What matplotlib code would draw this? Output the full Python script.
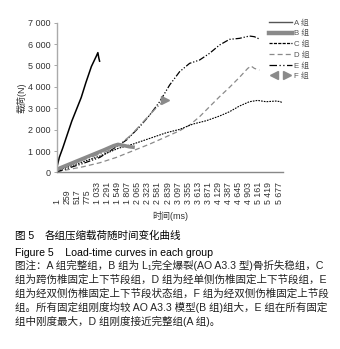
import matplotlib
matplotlib.use("Agg")
import matplotlib.pyplot as plt
from matplotlib.lines import Line2D
from matplotlib.legend_handler import HandlerTuple

plt.rcParams['font.family'] = ['Liberation Sans', 'Noto Sans CJK SC', 'DejaVu Sans']

# x ticks (ms)
tick_ms = [1, 259, 517, 775, 1033, 1291, 1549, 1807, 2065, 2323, 2581, 2839,
           3097, 3355, 3613, 3871, 4129, 4387, 4645, 4903, 5161, 5419, 5677]
tick_labels = ["1", "259", "517", "775", "1 033", "1 291", "1 549", "1 807",
               "2 065", "2 323", "2 581", "2 839", "3 097", "3 355", "3 613",
               "3 871", "4 129", "4 387", "4 645", "4 903", "5 161", "5 419",
               "5 677"]

# curves (time ms, load N)
a_t = [1, 60, 150, 260, 380, 500, 620, 740, 880, 1010, 1046, 1070, 1090]
a_y = [250, 700, 1150, 1750, 2400, 2950, 3500, 4200, 4950, 5450, 5600, 5350, 5200]

b_t = [1, 400, 800, 1200, 1450, 1560, 1700, 1850, 1990]
b_y = [150, 450, 750, 1050, 1250, 1310, 1260, 1200, 1170]

c_t = [1, 671, 1097, 1563, 1946, 2371, 2795, 3135, 3475, 3815, 4155, 4410,
       4664, 4919, 5131, 5344, 5598, 5725, 5745]
c_y = [80, 500, 764, 1122, 1325, 1590, 1855, 2011, 2260, 2416, 2635, 2837,
       3102, 3305, 3367, 3305, 3336, 3305, 3227]

d_t = [1, 671, 1097, 1520, 1946, 2371, 2795, 3135, 3390, 3645, 3900, 4155,
       4410, 4664, 4877, 4962, 5046, 5174]
d_y = [30, 265, 452, 702, 1013, 1325, 1668, 1949, 2214, 2603, 3071, 3539,
       3975, 4443, 4864, 4973, 4864, 4786]

e_t = [1, 671, 1097, 1520, 1776, 2116, 2371, 2625, 2880, 3135, 3390, 3645,
       3900, 4155, 4410, 4664, 4919, 5046, 5174]
e_y = [30, 421, 702, 1200, 1512, 2136, 2681, 3305, 4085, 4708, 5098, 5254,
       5566, 5955, 6220, 6267, 6376, 6345, 6236]

f_t = [1, 700, 1300, 1600, 1900, 2200, 2500, 2750]
f_y = [100, 600, 1000, 1300, 1750, 2350, 2950, 3380]

group_labels = ["A 组", "B 组", "C 组", "D 组", "E 组", "F 组"]

GRAY = "#8a8a8a"

fig = plt.figure(figsize=(3.4, 3.49), dpi=100)
ax = fig.add_axes([0.1676, 0.506, 0.665, 0.429])

ax.plot(d_t, d_y, color=GRAY, lw=0.9, ls=(0, (4, 2.5)))
ax.plot(c_t, c_y, color="black", lw=0.8, ls=(0, (1.5, 1)))
ax.plot(e_t, e_y, color="black", lw=0.9, ls=(0, (5, 1.5, 1, 1.5, 1, 1.5)))
ax.plot(f_t, f_y, color=GRAY, lw=1.0, ls=(0, (5, 1.5, 1, 1.5)),
        marker=">", markevery=[len(f_t) - 1], markersize=6, mec=GRAY, mfc=GRAY)
ax.plot(b_t, b_y, color=GRAY, lw=2.6, solid_capstyle="butt")
ax.plot(a_t, a_y, color="black", lw=1.1)

ax.set_xlim(1, 5780)
ax.set_ylim(0, 7000)
ax.set_yticks(range(0, 7001, 1000))
ax.set_yticklabels(["0", "1 000", "2 000", "3 000", "4 000", "5 000",
                    "6 000", "7 000"], fontsize=6.5, color="#333333")
ax.set_xticks(tick_ms)
ax.set_xticklabels(tick_labels, rotation=90, fontsize=6.3, color="#333333",
                   va="bottom")
ax.tick_params(axis="x", length=0, pad=23)
ax.tick_params(axis="y", length=2.5, width=0.6, color="#999999", pad=2)
for s in ["top", "right"]:
    ax.spines[s].set_visible(False)
ax.spines["left"].set_color("#aaaaaa")
ax.spines["bottom"].set_color("#888888")
ax.spines["left"].set_linewidth(1.0)
ax.spines["bottom"].set_linewidth(1.0)

ax.set_ylabel("载荷(N)", fontsize=6.5, color="#333333", labelpad=1)
fig.text(0.5, 1 - 216 / 349, "时间(ms)", fontsize=6.5, color="#333333",
         ha="center", va="center")

handles = [
    Line2D([], [], color="#555555", lw=1.0),
    Line2D([], [], color=GRAY, lw=3.2),
    Line2D([], [], color="black", lw=0.9, ls=(0, (2.5, 1))),
    Line2D([], [], color=GRAY, lw=0.9, ls=(0, (4, 2.5))),
    Line2D([], [], color="black", lw=0.9, ls=(0, (6, 2, 1, 2, 1, 2))),
    (Line2D([], [], color=GRAY, lw=0, marker="<", markersize=6),
     Line2D([], [], color=GRAY, lw=0, marker=">", markersize=6)),
]
leg = fig.legend(handles, group_labels, loc="upper left",
                 bbox_to_anchor=(0.77, 0.965), frameon=False, fontsize=5.6,
                 handlelength=3.0, handletextpad=0.25, labelspacing=0.42,
                 numpoints=1,
                 handler_map={tuple: HandlerTuple(ndivide=None, pad=0.3)})
for t in leg.get_texts():
    t.set_color("#555555")

# captions
fs = 7.6
fig.text(0.044, 1 - 236 / 349, "图 5", fontsize=fs, va="center", color="black")
fig.text(0.132, 1 - 236 / 349, "各组压缩载荷随时间变化曲线", fontsize=fs,
         va="center", color="black")
fig.text(0.044, 1 - 253 / 349, "Figure 5    Load-time curves in each group",
         fontsize=fs, va="center", color="black")

notes = [
    "图注：A 组完整组，B 组为 L₁完全爆裂(AO A3.3 型)骨折失稳组，C",
    "组为跨伤椎固定上下节段组，D 组为经单侧伤椎固定上下节段组，E",
    "组为经双侧伤椎固定上下节段状态组，F 组为经双侧伤椎固定上节段",
    "组。所有固定组刚度均较 AO A3.3 模型(B 组)组大，E 组在所有固定",
    "组中刚度最大，D 组刚度接近完整组(A 组)。",
]
for i, line in enumerate(notes):
    fig.text(0.044, 1 - (265.5 + i * 14) / 349, line, fontsize=fs,
             va="center", color="#222222")

fig.savefig("out.png", dpi=100)
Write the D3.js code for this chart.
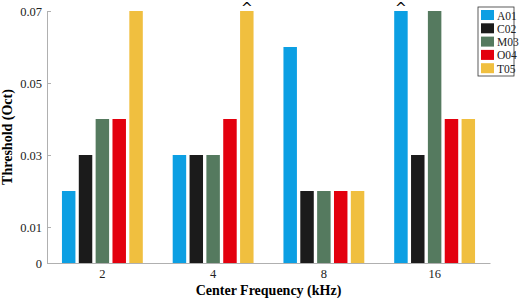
<!DOCTYPE html>
<html>
<head>
<meta charset="utf-8">
<script src="https://cdnjs.cloudflare.com/ajax/libs/d3/7.8.5/d3.min.js"></script>
<style>
  body { margin: 0; background: #fff; }
</style>
</head>
<body>
<svg id="chart" width="520" height="298"></svg>
<script>
const frequencies = ['2', '4', '8', '16'];
const subjects = ['A01', 'C02', 'M03', 'O04', 'T05'];
const A01 = [0.02, 0.03, 0.06, 0.07];
const C02 = [0.03, 0.03, 0.02, 0.03];
const M03 = [0.04, 0.03, 0.02, 0.07];
const O04 = [0.04, 0.04, 0.02, 0.04];
const T05 = [0.07, 0.07, 0.02, 0.04];
const yTicks = [0, 0.01, 0.03, 0.05, 0.07];
// bars that hit the ceiling get a caret
const capped = [{ freq: '4', subject: 'T05' }, { freq: '16', subject: 'A01' }];

const seriesValues = { A01, C02, M03, O04, T05 };
const colors = {
    A01: '#0c9fe3',
    C02: '#1b1b1b',
    M03: '#557a5f',
    O04: '#e3000e',
    T05: '#f0bf3f'
};
const serif = '"Liberation Serif", "Times New Roman", serif';

const svg = d3.select('#chart');
const margin = { top: 11, right: 30, bottom: 35, left: 47 },
    width = +svg.attr('width') - margin.left - margin.right,
    height = +svg.attr('height') - margin.top - margin.bottom;

const g = svg.append('g').attr('transform', `translate(${margin.left},${margin.top})`);

const x = d3.scaleBand().domain(frequencies).range([0, width]).paddingInner(0.27).paddingOuter(0.135);
const xs = d3.scaleBand().domain(subjects).range([0, x.bandwidth()]).paddingInner(0.2);
const y = d3.scaleLinear().domain([0, 0.07]).range([height, 0]);

const data = [];
frequencies.forEach((f, i) => {
    subjects.forEach(s => data.push({ freq: f, subject: s, value: seriesValues[s][i] }));
});

// bars
g.selectAll('.bar')
    .data(data)
    .enter().append('rect')
    .attr('class', 'bar')
    .attr('x', d => x(d.freq) + xs(d.subject))
    .attr('y', d => y(d.value))
    .attr('width', xs.bandwidth())
    .attr('height', d => y(0) - y(d.value))
    .attr('fill', d => colors[d.subject]);

// axes
const yAxis = g.append('g')
    .call(d3.axisLeft(y).tickValues(yTicks).tickFormat(d => d === 0 ? '0' : d3.format('.2f')(d)).tickSizeInner(-4).tickSizeOuter(0).tickPadding(5));
yAxis.select('.domain').attr('stroke', '#b0b0b0');
yAxis.selectAll('.tick line').attr('stroke', '#b0b0b0');
yAxis.selectAll('text').style('font-family', serif).style('font-size', '12.5px').attr('fill', '#222');

const xAxis = g.append('g')
    .attr('transform', `translate(0,${height})`)
    .call(d3.axisBottom(x).tickSize(0).tickPadding(6));
xAxis.select('.domain').attr('stroke', '#b0b0b0');
xAxis.selectAll('text').style('font-family', serif).style('font-size', '12.5px').attr('fill', '#222');

// carets
g.selectAll('.cap')
    .data(capped)
    .enter().append('text')
    .attr('x', d => x(d.freq) + xs(d.subject) + xs.bandwidth() / 2)
    .attr('y', 2)
    .attr('text-anchor', 'middle')
    .style('font-family', 'DejaVu Sans, sans-serif')
    .style('font-size', '14px')
    .text('^');

// axis labels
g.append('text')
    .attr('x', width / 2)
    .attr('y', height + 32)
    .attr('text-anchor', 'middle')
    .style('font-family', serif)
    .style('font-size', '14px')
    .style('font-weight', 'bold')
    .text('Center Frequency (kHz)');

g.append('text')
    .attr('transform', 'rotate(-90)')
    .attr('x', -height / 2)
    .attr('y', -margin.left + 12)
    .attr('text-anchor', 'middle')
    .style('font-family', serif)
    .style('font-size', '14px')
    .style('font-weight', 'bold')
    .text('Threshold (Oct)');

// legend
const legend = svg.append('g').attr('transform', 'translate(478,7)');
legend.append('rect')
    .attr('width', 36).attr('height', 69)
    .attr('fill', '#fff').attr('stroke', '#333').attr('stroke-width', 0.8);
subjects.forEach((s, i) => {
    const row = legend.append('g').attr('transform', `translate(3,${3 + i * 13.3})`);
    row.append('rect').attr('width', 13).attr('height', 10).attr('fill', colors[s]);
    row.append('text').attr('x', 16).attr('y', 9.5)
        .style('font-family', serif).style('font-size', '11.5px').attr('fill', '#222').text(s);
});
</script>
</body>
</html>
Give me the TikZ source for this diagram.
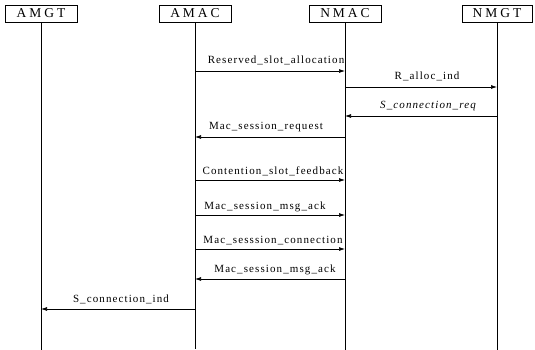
\documentclass[tikz,border=0pt]{standalone}
\usepackage{fontspec}
\setmainfont{Liberation Serif}
\newfontfamily\labf[LetterSpace=10]{Liberation Serif}
\newfontfamily\boxf[LetterSpace=22]{Liberation Serif}
\usetikzlibrary{arrows.meta}
\begin{document}
\begin{tikzpicture}[x=1pt,y=-1pt,
  ent/.style={draw,line width=0.8pt,minimum width=72pt,minimum height=17pt,inner sep=0pt,font=\boxf\fontsize{13.5}{13.5}\selectfont},
  life/.style={line width=0.7pt},
  msg/.style={line width=0.7pt,-{Latex[length=6pt,width=4pt]}},
  lab/.style={font=\labf\fontsize{11}{11}\selectfont,inner sep=0pt,anchor=base}]
\useasboundingbox (0,0) rectangle (535,350);
\node[ent] (amgt) at (41,13.5) {AMGT};
\node[ent] (amac) at (195,13.5) {AMAC};
\node[ent] (nmac) at (345,13.5) {NMAC};
\node[ent,minimum width=70pt] (nmgt) at (497,13.5) {NMGT};
\coordinate (amgtE) at (41,350);
\coordinate (amacE) at (195,349);
\coordinate (nmacE) at (345,350);
\coordinate (nmgtE) at (497,350);
\draw[life] (amgt.south) -- (amgtE);
\draw[life] (amac.south) -- (amacE);
\draw[life] (nmac.south) -- (nmacE);
\draw[life] (nmgt.south) -- (nmgtE);
% message endpoints
\foreach \n/\y in {1/71,4/137,5/180,6/215,7/249,8/279,9/309}{
  \coordinate (c\n) at (195,\y);
  \coordinate (d\n) at (345,\y);
}
\coordinate (e2) at (345,87); \coordinate (f2) at (497,87);
\coordinate (e3) at (345,116); \coordinate (f3) at (497,116);
\coordinate (g9) at (41,309);
\draw[msg] (c1) -- (d1);
\draw[msg] (e2) -- (f2);
\draw[msg] (f3) -- (e3);
\draw[msg] (d4) -- (c4);
\draw[msg] (c5) -- (d5);
\draw[msg] (c6) -- (d6);
\draw[msg] (c7) -- (d7);
\draw[msg] (d8) -- (c8);
\draw[msg] (c9) -- (g9);
\node[lab] (l1) at (276,64) {Reserved\_slot\_allocation};
\node[lab] (l2) at (427,80) {R\_alloc\_ind};
\node[lab] (l3) at (428,109) {\itshape S\_connection\_req};
\node[lab] (l4) at (266,129) {Mac\_session\_request};
\node[lab] (l5) at (273,174) {Contention\_slot\_feedback};
\node[lab] (l6) at (265,209) {Mac\_session\_msg\_ack};
\node[lab] (l7) at (273,243) {Mac\_sesssion\_connection};
\node[lab] (l8) at (275,272) {Mac\_session\_msg\_ack};
\node[lab] (l9) at (121,302) {S\_connection\_ind};
\end{tikzpicture}
\end{document}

● **WHAT IS EXPECTED**
Find the lines above holding the word "code" and show them.

● **WRITTEN ANSWER**
What matplotlib code would draw this? Output the full Python script.
Write the D3.js code for this chart.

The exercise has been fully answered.